A propósito de la relación con los idiomas extranjeros, en alguna entrevista le recordaron una expresión en la que indicaba: “creo que seguiré haciendo el esfuerzo de no aprender inglés, por lo menos mientras me interese la poesía”. La periodista lo inquiere. ¿Cómo explica este reparo hacia la lengua inglesa? Calveyra responde. “No es peyorativo para con la lengua inglesa. En aquella época, y tal vez ahora, el hecho de no conocer una lengua te llevaba a tener chispazos. Siempre luché contra el inglés porque deforma, es una lengua colonizadora. Mis hijos, que nacieron en París, hablan perfecto castellano, pero no hice ningún esfuerzo especial para que fueran argentinófilos como son, más que yo todavía”.

–¿Y cómo fue sumergirse en el francés?

–La radio me ayudó mucho. Tenía una radio en la pieza. Esa palabra única del comienzo fue adquiriendo comas, cesuras... pero al principio era una palabra sola. La radio decía una sola palabra discontinua y continua. Eso ya pasó, ahora entiendo.

Una poética

Ganador en tres oportunidades de una distinción honorífica como la Orden de las Artes y las Letras, en Francia, Calveyra no dejó de habitar en ese retazo de Mansilla que respiraba luminoso dentro suyo, “lejana tierra mía” desde donde siempre sintió, pensó y produjo. “La poesía es una sonda que entra y te da una idea nueva del mundo. Que te da del mundo una cosa que no tenías y que hubieras podido pasar la vida entera sin saber que existía. Y a la vez es un misterio total que se cierra sobre sí mismo, que no quiere nada más. Que te deja mirar un poquito, si has hecho el trabajo necesario. Y si te he visto, no me acuerdo”.

Hombre habitado por paradojas, estando en Francia durante tantos años nunca dejó de ser entrerriano.

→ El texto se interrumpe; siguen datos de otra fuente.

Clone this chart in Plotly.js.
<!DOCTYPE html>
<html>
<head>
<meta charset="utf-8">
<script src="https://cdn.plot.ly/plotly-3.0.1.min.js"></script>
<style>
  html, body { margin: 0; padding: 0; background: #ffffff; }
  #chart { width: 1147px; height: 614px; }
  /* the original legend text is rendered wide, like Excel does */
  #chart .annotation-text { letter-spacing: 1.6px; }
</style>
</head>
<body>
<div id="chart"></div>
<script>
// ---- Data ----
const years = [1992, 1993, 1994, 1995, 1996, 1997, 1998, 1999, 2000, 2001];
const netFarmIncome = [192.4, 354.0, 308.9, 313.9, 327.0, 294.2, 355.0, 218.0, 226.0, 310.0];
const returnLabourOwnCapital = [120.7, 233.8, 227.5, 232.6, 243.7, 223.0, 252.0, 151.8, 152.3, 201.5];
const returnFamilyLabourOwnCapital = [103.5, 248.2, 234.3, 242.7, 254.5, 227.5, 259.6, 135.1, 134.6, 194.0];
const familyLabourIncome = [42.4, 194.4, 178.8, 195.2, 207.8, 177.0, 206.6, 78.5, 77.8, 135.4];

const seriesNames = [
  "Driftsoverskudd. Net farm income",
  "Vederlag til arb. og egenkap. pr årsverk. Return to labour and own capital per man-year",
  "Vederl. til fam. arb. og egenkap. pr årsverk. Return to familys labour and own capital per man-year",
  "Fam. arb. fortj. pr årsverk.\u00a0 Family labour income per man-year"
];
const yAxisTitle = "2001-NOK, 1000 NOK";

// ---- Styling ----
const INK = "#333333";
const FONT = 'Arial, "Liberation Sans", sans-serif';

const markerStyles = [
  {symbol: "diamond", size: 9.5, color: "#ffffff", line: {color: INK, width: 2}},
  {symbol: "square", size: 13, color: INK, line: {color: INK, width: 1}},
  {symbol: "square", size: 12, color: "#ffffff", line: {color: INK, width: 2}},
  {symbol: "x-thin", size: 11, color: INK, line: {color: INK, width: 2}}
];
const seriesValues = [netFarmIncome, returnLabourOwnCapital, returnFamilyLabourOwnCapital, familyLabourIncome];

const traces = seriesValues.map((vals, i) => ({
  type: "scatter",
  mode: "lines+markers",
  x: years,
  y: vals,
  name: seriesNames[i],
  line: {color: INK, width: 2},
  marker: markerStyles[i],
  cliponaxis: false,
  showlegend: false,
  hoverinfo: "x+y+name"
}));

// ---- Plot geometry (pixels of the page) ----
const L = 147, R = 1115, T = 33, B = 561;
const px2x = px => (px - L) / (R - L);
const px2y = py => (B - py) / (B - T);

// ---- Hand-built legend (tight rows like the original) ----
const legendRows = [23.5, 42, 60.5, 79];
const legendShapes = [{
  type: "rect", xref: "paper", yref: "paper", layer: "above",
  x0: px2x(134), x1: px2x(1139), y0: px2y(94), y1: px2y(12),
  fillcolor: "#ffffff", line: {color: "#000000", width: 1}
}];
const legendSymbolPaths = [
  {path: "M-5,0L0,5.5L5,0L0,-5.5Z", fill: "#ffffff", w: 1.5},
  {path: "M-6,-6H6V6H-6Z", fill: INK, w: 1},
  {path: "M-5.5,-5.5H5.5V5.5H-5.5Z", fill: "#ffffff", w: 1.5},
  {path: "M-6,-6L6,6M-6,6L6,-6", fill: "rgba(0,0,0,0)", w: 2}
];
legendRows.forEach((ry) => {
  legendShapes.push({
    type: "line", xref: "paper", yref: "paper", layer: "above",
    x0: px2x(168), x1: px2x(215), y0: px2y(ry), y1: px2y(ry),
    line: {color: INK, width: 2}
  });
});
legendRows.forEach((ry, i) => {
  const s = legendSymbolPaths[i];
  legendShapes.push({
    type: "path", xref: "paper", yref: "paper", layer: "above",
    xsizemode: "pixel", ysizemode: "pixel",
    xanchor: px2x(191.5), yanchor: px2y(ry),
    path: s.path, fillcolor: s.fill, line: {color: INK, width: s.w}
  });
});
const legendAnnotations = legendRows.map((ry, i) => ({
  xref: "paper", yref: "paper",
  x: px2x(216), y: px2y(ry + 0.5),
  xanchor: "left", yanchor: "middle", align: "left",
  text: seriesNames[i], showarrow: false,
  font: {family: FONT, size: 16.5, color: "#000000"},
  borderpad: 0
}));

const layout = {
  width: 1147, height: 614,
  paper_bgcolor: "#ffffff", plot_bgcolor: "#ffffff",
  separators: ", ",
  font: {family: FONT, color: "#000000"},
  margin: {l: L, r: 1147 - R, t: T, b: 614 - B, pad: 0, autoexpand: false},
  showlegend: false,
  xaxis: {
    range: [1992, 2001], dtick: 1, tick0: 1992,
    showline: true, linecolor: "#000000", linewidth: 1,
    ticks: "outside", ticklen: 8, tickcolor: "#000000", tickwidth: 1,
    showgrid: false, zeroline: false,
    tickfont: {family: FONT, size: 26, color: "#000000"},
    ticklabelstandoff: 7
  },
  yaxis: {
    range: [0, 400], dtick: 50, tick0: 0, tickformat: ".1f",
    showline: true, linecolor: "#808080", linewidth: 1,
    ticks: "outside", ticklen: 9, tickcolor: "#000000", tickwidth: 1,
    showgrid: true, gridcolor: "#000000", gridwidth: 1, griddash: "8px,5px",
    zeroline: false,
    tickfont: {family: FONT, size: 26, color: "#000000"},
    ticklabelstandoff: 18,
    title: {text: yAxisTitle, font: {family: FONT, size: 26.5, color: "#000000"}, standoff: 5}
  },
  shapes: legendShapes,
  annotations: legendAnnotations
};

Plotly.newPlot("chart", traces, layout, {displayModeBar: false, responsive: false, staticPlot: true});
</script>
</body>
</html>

Y cuando visitó ocasionalmente en Mansilla los que lo frecuentaron advirtieron que ese paraíso desde el que se proyectaba no era exactamente el entorno físico que le daba cobijo, sino una especie de dimensión cósmica que le palpitaba por dentro. Es cierto, su escritura portaba una especie de la memoria sensible provinciana, pero no porque se prodigara en descripciones de paisajes litoraleños, arroyos, islas o ríos: hay algo de fluvial en el ritmo con que escribía y en el compás que se precisa para emprender la lectura. “¿Lo que más espero de un poema?: una cosa por vez y sobre todo nada de abstracciones. Para las abstracciones está la filosofía. Cuando un poeta busca nociones en lugar de cosas es porque es un filósofo frustrado”, sostenía.

Tesoro escondido

Por lo pronto, si para algunos el magisterio que ejerce Calveyra es una certeza, para la inmensa mayoría aún sigue siendo un escritor por descubrir.

–¿No desconfía un poco de las palabras, al menos cuando está escribiendo?

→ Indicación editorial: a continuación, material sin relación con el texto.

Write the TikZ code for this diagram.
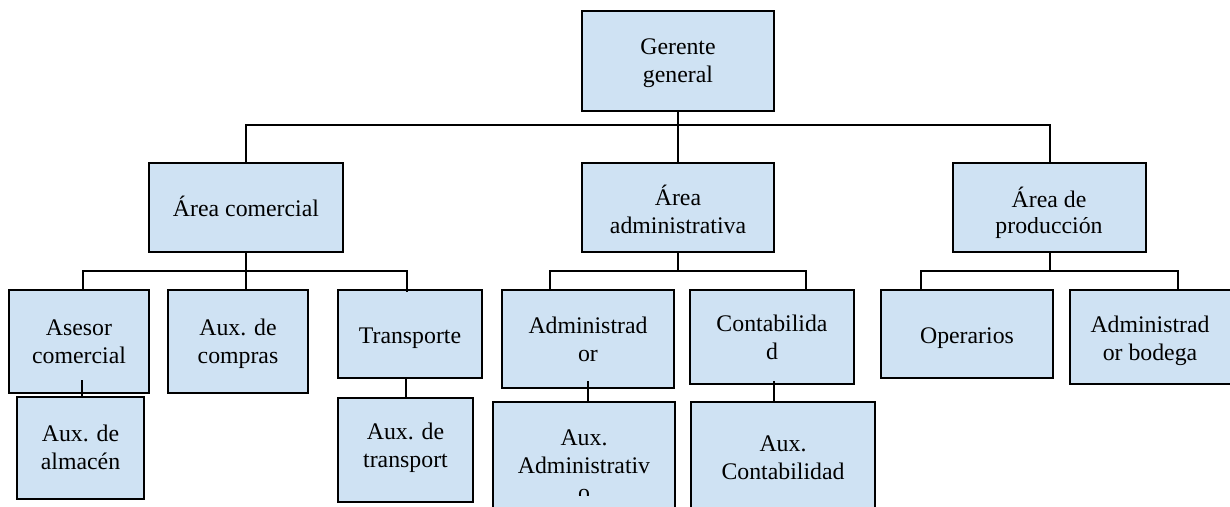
\documentclass[tikz,border=0pt]{standalone}
\usepackage{fontspec}
\setmainfont{Liberation Serif}
\definecolor{boxblue}{RGB}{207,226,243}
% box from its corners: name, x1, y1, x2, y2 (y grows downwards)
\newcommand\unitbox[5]{%
  \node[orgbox, minimum width={(#4-#2)*1pt}, minimum height={(#5-#3)*1pt}]
    (#1) at ({(#2+#4)/2},{(#3+#5)/2}) {};}
\begin{document}
\begin{tikzpicture}[x=1pt,y=-1pt,
  orgbox/.style={draw=black, line width=2pt, fill=boxblue, inner sep=0pt, outer sep=0pt},
  lbl/.style={font=\fontsize{23.8}{27.5}\selectfont, align=center, anchor=base, inner sep=0pt},
  link/.style={draw=black, line width=2pt}]
\clip (0,0) rectangle (1230,506);
\fill[white] (0,0) rectangle (1230,506);

% boxes
\unitbox{g}{582}{11}{774}{111}
\unitbox{ac}{149}{163}{343}{252}
\unitbox{aa}{582}{163}{774}{252}
\unitbox{ap}{953}{163}{1146}{252}
\unitbox{ase}{9}{290}{149}{393}
\unitbox{cmp}{168}{290}{308}{393}
\unitbox{tra}{338}{290}{482}{378}
\unitbox{alm}{17}{397}{144}{499}
\unitbox{atr}{338}{398}{473}{502}
\unitbox{adm}{502}{290}{674}{388}
\unitbox{con}{690}{290}{854}{384}
\unitbox{aad}{493}{402}{675}{530}
\unitbox{acon}{691}{402}{875}{530}
\unitbox{ope}{881}{290}{1053}{378}
\unitbox{bod}{1070}{290}{1245}{384}

% labels (anchored on the baseline of their last line)
\node[lbl] (tg) at (678,82) {Gerente\\general};
\node[lbl] (tac) at (246,216) {Área comercial};
\node[lbl] (taa) at (678,233) {Área\\administrativa};
\node[lbl] (tap1) at (1049,207) {Área de};
\begin{scope}
  \clip (953,217) rectangle (1146,252);
  \node[lbl] (tap2) at (1049,233) {producción};
\end{scope}
\node[lbl] (tase) at (79,363) {Asesor\\comercial};
\node[lbl] (tcmp) at (238,363) {Aux. de\\compras};
\node[lbl] (ttra) at (410,343) {Transporte};
\node[lbl] (talm) at (80.5,469) {Aux. de\\almacén};
\node[lbl] (tatr) at (405.5,467) {Aux. de\\transport};
\node[lbl] (tadm) at (588,361) {Administrad\\or};
\node[lbl] (tcon) at (772,359) {Contabilida\\d};
\begin{scope}
  \clip (493,402) rectangle (675,495);
  \node[lbl] (taad) at (584,500.5) {Aux.\\Administrativ\\o};
\end{scope}
\node[lbl] (tacon) at (783,479) {Aux.\\Contabilidad};
\node[lbl] (tope) at (967,343) {Operarios};
\node[lbl] (tbod) at (1150,360) {Administrad\\or bodega};

% top level
\coordinate (bus0) at (678,125);
\draw[link] (g.south) -- (aa.north);
\draw[link] (ac.north) |- (bus0) -| (ap.north);

% área comercial
\coordinate (bus1) at (246,271);
\draw[link] (ac.south) -- (ac.south |- cmp.north);
\draw[link] ([xshift=4pt]ase.north) |- (bus1) -| ([xshift=-3pt,yshift=-2pt]tra.north);
\draw[link] ([xshift=1.5pt,yshift=13pt]alm.north |- ase.south) -- ([xshift=1.5pt]alm.north);
\draw[link] (tra.south -| atr.north) -- (atr.north);

% área administrativa
\coordinate (bus2) at (678,271);
\draw[link] (aa.south) -- (bus2);
\draw[link] ([xshift=-38pt]adm.north) |- (bus2) -| ([xshift=34pt]con.north);
\draw[link] ([yshift=7pt]adm.south) -- (adm.south |- aad.north);
\draw[link] ([xshift=2pt,yshift=3pt]con.south) -- ([xshift=2pt]con.south |- acon.north);

% área de producción
\coordinate (bus3) at (1049.5,271);
\draw[link] (ap.south) -- (bus3);
\draw[link] ([xshift=-46pt]ope.north) |- (bus3) -| ([xshift=20.5pt]bod.north);
\end{tikzpicture}
\end{document}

–No es que no desconfíe cuando estoy trabajando. El problema es el adjetivo, que hace que un poema que leés cinco años después parezca que tenga ochenta años de vejez. El adjetivo es una cosa demoledora. Yo sé todo el cuidado que hay que tener. Pero sé que en el fondo las palabras son amistosas, amables. Lo que no me interesa son las malas palabras. Y ahora se usan mucho, quizá sea una cuestión de moda. Pero no sé; en todo caso no veo cómo poner malas palabras en los poemas. Tal vez sea una limitación de mi parte. No entran en la temperatura general, que para mí es un termómetro para ver si las cosas están más o menos bien hechas. En lo posible más que menos, saber un poquito más, que avanzás. Digo avanzar y es mala palabra. Mastronardi decía que en poesía no hay progreso. Que Dante es igual a Homero. Que siempre viene otro, pero que uno no hizo más que el otro.

La vida, un péndulo

Calveyra había nacido el 23 febrero de 1929. Su padre trabajaba en el campo y su madre, de maestra. Pasó su primera infancia a siete kilómetros del pueblo. Esa experiencia sensorial del campo entrerriano nunca lo abandonó del todo. Decía que cuando abría la ventana de su departamento parisino podía ver el horizonte de provincias. "Doble horizonte", llamaba a esa experiencia o también "cuarta dimensión". El poeta habitaba en un lugar entre distancias.
En París, Calveyra conoció a Monique Tur, esa mujer inteligentísima e intrépida de la que no se separó desde entonces y con la que tuvo dos hijos, Eva y Beltrán. Allá, lejos, con Mansilla floreciéndole una vez más en la imaginación, falleció el 16 de enero de 2015, a los 85 años.